James Harrison’s Instagram rant has been all over the media lately. If you somehow missed it, he posted a picture of two participation trophies, with the following caption:

“I came home to find out that my boys received two trophies for nothing, participation trophies! While I am very proud of my boys for everything they do and will encourage them till the day I die, these trophies will be given back until they EARN a real trophy. I’m sorry I’m not sorry for believing that everything in life should be earned and I’m not about to raise two boys to be men by making them believe they tried their best…cause sometimes your best is not enough, and that should drive you to want to do better…not cry and whine until somebody gives you something to shut u up and keep you happy.”

This caption was followed with the very powerful (I’m dripping with sarcasm here) #harrisonfamilyvalues.

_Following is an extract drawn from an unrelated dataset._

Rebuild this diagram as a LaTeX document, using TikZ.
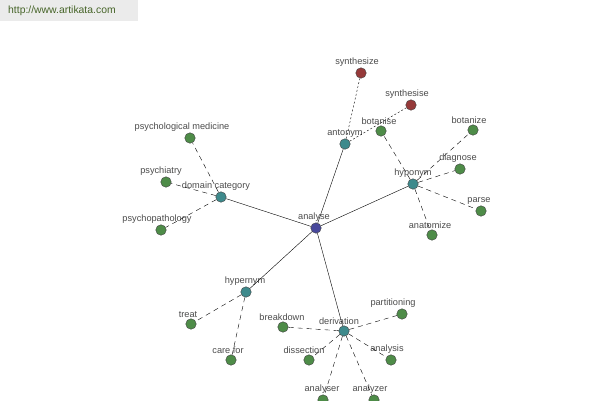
\documentclass[tikz,border=0pt]{standalone}
\usepackage{fontspec}
\setmainfont{Liberation Sans}
\definecolor{hubc}{RGB}{62,138,140}
\definecolor{rootc}{RGB}{72,72,156}
\definecolor{leafc}{RGB}{78,140,72}
\definecolor{oppc}{RGB}{150,58,58}
\definecolor{sitec}{RGB}{70,100,40}
\begin{document}
\begin{tikzpicture}[x=1pt, y=-1pt]
	\tikzstyle{word} = [ draw=black!75, circle, thin, minimum size=10.5pt, inner sep=0pt ];
	\tikzstyle{every label} = [ font={\fontsize{9.2}{10}\selectfont}, text=black!70, inner sep=0.3pt, label distance=0.8pt ];
	\tikzstyle{tie} = [ thin ];
	\tikzstyle{sense} = [ thin, dash pattern=on 5pt off 4pt ];
	\tikzstyle{opposite} = [ thin, dash pattern=on 2pt off 2pt ];

	\useasboundingbox[fill=white] (0,0) rectangle (600,400);
	\fill[black!8] (0,0) rectangle (138,21);
	\node[anchor=west, text=sitec, font={\fontsize{10.4}{12}\selectfont}, inner sep=0pt] (site) at (8,11) {http://www.artikata.com};

	% centre and relation hubs
	\node[word, fill=rootc, label={[xshift=-2pt]above:analyse}] (analyse) at (316,228) {};
	\node[word, fill=hubc, label={above:antonym}] (antonym) at (345,144) {};
	\node[word, fill=hubc, label={above:hyponym}] (hyponym) at (413,184) {};
	\node[word, fill=hubc, label={[xshift=-5pt]above:domain category}] (domain) at (221,197) {};
	\node[word, fill=hubc, label={[xshift=-1pt]above:hypernym}] (hypernym) at (246,292) {};
	\node[word, fill=hubc, label={[xshift=-5pt]above:derivation}] (derivation) at (344,331) {};

	\foreach \h in {antonym, hyponym, domain, hypernym, derivation}
		\draw[tie] (analyse) -- (\h);

	% antonyms
	\foreach \n/\x/\y/\t in {synthesize/361/73/synthesize, synthesise/411/105/synthesise} {
		\node[word, fill=oppc, label={[xshift=-4pt]above:\t}] (\n) at (\x,\y) {};
		\draw[opposite] (antonym) -- (\n);
	}

	% the other senses
	\foreach \n/\x/\y/\dx/\t/\h in {
			botanise/381/131/-2/botanise/hyponym,
			botanize/473/130/-4/botanize/hyponym,
			diagnose/460/169/-2/diagnose/hyponym,
			parse/481/211/-2/parse/hyponym,
			anatomize/432/235/-2/anatomize/hyponym,
			psymed/190/138/-8/psychological medicine/domain,
			psychiatry/166/182/-5/psychiatry/domain,
			psypath/161/230/-4/psychopathology/domain,
			treat/191/324/-3/treat/hypernym,
			carefor/231/360/-3/care for/hypernym,
			breakdown/283/327/-1/breakdown/derivation,
			partitioning/402/314/-9/partitioning/derivation,
			dissection/309/360/-5/dissection/derivation,
			analysis/391/360/-4/analysis/derivation,
			analyser/323/400/-1/analyser/derivation,
			analyzer/374/400/-4/analyzer/derivation} {
		\node[word, fill=leafc, label={[xshift=\dx pt]above:\t}] (\n) at (\x,\y) {};
		\draw[sense] (\h) -- (\n);
	}
\end{tikzpicture}
\end{document}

Based on this quote, Harrison apparently wasn’t present when his kids were given the trophies. Maybe he was busy working? Maybe he was at a strip club? Maybe he just doesn’t like going to his kids’ games because they apparently aren’t good enough to win. Could it be that he is embarrassed by them, and therefore has to start this public rant against participation trophies?

Harrison was an outstanding athlete in high school. He was wooed by many major football powerhouses, including Ohio State, Nebraska and Notre Dame. Those schools decided not to offer him a scholarship after he reportedly shot a BB gun in his high school locker room, was suspended for obscene gestures during a game, challenged an assistant coach to a fight, and didn’t keep his grades where they needed to be.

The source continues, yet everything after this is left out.